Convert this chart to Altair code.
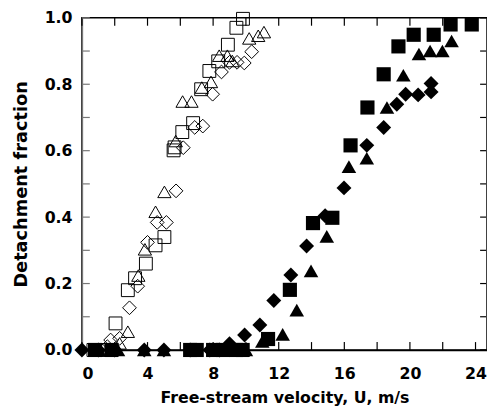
------
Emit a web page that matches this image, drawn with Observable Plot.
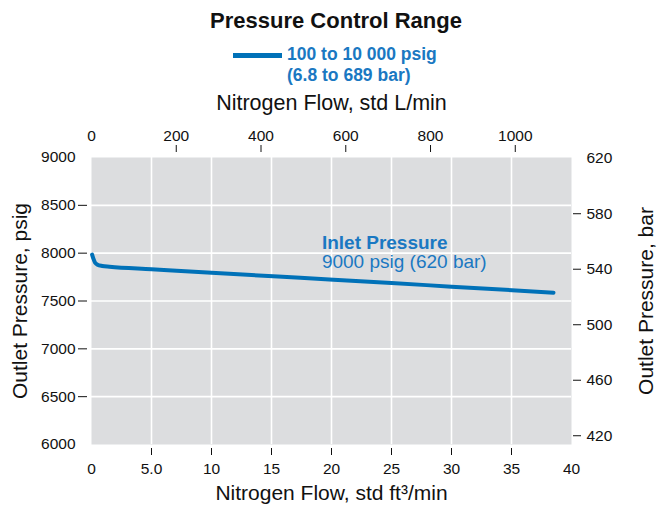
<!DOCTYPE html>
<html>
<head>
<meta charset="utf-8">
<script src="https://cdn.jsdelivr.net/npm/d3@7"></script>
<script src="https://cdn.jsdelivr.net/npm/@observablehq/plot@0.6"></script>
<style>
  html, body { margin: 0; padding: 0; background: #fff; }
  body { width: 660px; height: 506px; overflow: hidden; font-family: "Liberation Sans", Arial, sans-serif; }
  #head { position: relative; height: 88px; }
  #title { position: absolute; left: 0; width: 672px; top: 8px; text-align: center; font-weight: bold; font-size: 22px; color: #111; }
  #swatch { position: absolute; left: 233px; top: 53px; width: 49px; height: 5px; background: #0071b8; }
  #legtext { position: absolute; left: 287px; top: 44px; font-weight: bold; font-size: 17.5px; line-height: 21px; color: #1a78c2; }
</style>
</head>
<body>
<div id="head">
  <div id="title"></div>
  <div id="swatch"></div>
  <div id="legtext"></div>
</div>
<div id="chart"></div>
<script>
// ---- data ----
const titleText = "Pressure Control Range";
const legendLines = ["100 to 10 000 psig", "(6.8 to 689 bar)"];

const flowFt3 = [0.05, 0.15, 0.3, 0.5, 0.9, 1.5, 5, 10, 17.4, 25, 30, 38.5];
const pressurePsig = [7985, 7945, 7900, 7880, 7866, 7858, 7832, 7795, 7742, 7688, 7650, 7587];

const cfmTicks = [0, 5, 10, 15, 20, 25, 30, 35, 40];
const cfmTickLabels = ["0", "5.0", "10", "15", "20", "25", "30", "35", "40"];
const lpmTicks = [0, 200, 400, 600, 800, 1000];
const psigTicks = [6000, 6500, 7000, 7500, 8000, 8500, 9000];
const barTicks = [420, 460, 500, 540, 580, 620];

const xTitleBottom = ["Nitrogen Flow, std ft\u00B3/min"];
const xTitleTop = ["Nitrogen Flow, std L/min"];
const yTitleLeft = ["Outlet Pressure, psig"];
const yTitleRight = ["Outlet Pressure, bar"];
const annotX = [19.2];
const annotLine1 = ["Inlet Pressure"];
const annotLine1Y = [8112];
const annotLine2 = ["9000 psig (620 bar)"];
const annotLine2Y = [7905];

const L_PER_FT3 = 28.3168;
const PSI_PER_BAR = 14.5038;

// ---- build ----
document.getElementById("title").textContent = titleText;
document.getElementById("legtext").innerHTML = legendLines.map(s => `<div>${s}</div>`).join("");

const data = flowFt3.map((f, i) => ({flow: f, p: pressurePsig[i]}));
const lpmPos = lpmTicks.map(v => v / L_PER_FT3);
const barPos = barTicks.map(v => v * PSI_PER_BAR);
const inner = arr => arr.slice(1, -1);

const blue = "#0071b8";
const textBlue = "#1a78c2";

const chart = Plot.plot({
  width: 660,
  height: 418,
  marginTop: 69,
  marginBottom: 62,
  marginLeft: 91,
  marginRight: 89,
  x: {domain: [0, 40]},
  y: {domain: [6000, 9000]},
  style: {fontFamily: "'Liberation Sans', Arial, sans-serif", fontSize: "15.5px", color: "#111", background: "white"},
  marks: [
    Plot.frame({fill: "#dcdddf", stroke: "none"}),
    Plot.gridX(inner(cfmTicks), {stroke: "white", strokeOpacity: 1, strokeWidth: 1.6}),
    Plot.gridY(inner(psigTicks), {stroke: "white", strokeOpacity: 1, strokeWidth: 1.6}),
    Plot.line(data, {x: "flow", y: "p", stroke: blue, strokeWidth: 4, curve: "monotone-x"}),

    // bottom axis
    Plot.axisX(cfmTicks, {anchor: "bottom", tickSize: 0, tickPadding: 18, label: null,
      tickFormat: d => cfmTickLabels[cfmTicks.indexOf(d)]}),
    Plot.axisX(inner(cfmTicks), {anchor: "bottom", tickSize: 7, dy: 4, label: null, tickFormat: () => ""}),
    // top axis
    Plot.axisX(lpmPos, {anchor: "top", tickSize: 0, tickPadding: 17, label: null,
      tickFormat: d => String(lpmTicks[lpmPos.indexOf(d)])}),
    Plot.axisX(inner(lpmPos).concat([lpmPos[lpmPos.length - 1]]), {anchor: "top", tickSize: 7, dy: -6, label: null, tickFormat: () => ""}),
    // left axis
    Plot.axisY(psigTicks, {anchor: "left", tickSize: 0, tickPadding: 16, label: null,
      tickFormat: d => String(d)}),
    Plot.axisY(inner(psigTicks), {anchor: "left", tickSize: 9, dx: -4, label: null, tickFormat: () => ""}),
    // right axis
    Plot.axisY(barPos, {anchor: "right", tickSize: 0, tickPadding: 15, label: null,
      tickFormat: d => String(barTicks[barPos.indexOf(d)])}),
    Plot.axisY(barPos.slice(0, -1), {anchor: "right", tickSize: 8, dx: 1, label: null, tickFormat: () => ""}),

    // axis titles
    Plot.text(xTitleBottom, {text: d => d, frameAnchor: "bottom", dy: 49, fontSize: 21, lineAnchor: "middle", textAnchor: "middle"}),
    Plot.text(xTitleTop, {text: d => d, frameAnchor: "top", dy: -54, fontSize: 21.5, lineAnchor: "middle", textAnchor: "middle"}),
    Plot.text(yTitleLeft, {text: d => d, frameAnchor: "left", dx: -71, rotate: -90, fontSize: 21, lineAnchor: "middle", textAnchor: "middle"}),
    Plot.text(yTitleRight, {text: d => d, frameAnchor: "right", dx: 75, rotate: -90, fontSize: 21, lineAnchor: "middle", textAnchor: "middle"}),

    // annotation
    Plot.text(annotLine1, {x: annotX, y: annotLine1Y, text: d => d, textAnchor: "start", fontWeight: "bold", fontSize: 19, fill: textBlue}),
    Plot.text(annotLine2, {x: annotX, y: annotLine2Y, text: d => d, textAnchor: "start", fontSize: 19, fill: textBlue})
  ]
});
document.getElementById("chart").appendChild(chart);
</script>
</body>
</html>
------
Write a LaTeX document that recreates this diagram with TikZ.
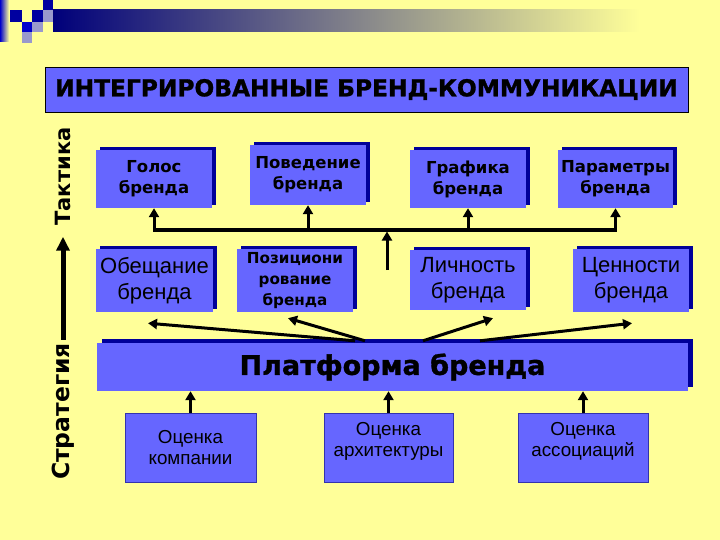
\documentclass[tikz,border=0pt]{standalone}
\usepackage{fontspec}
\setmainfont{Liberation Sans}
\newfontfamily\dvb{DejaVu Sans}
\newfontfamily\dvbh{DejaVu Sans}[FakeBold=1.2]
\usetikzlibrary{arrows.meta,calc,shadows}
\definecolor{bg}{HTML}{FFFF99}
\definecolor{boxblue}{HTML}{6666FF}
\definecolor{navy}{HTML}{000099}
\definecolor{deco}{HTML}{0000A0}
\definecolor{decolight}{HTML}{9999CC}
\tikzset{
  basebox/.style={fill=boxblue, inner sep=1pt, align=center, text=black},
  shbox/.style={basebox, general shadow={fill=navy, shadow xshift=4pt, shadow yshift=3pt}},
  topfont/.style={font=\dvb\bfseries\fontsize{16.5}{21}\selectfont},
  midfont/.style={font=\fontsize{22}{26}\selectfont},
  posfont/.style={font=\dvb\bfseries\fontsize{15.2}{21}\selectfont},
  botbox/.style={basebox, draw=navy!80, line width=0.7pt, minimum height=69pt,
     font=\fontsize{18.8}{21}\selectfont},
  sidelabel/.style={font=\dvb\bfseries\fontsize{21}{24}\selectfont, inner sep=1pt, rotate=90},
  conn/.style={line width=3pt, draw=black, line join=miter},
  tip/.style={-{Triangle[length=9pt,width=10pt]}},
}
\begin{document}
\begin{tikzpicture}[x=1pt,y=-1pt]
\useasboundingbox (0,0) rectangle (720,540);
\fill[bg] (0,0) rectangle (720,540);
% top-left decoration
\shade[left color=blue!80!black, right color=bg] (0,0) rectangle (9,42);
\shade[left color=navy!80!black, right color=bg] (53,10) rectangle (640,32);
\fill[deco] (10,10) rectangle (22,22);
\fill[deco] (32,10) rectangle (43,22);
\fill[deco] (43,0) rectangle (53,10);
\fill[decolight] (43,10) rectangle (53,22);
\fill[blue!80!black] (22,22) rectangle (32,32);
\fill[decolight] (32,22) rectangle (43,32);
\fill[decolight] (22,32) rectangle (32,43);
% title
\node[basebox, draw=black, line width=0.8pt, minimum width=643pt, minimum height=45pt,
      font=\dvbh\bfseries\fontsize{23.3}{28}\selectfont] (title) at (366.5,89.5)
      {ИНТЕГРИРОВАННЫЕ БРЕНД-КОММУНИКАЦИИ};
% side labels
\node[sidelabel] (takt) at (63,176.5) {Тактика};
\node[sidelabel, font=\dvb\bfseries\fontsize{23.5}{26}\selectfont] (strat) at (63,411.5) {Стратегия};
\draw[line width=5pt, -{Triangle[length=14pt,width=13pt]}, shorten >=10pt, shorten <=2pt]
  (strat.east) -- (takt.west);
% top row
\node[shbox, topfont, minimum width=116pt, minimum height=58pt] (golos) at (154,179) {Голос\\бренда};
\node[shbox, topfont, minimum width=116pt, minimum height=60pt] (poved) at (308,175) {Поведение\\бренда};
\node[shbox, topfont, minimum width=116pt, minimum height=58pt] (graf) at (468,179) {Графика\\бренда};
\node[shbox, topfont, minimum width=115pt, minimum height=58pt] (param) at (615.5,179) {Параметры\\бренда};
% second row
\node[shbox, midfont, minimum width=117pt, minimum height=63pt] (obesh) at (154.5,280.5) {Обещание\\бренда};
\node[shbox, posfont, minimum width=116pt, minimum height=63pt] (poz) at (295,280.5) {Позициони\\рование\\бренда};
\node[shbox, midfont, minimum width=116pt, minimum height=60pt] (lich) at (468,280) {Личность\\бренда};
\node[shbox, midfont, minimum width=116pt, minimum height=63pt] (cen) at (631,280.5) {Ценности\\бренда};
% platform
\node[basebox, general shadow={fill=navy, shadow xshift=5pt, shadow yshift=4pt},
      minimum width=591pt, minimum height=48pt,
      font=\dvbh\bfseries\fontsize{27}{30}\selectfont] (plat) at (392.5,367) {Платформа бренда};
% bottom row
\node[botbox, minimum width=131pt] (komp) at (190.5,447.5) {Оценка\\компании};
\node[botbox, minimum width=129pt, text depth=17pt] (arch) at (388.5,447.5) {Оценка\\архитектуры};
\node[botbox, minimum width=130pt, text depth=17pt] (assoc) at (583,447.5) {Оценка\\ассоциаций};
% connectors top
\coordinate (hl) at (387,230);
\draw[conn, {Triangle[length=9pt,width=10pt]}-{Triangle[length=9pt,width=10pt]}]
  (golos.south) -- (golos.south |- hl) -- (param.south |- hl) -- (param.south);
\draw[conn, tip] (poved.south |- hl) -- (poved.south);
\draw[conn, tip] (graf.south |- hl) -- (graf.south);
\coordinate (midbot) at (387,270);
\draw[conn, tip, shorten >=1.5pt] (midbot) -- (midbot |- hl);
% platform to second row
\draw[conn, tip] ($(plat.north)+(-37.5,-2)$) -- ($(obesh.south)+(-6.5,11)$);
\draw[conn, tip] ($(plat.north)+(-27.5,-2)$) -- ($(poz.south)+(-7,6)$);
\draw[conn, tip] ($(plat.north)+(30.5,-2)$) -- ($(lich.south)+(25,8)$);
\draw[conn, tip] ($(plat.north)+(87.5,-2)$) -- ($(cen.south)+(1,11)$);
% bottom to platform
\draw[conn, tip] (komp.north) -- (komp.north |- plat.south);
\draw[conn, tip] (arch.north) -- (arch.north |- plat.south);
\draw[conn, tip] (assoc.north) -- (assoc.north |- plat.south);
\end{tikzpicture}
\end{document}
------
= Do this =
How many lines in the records above contain the word "chart"? Give only the number.

= The output =
4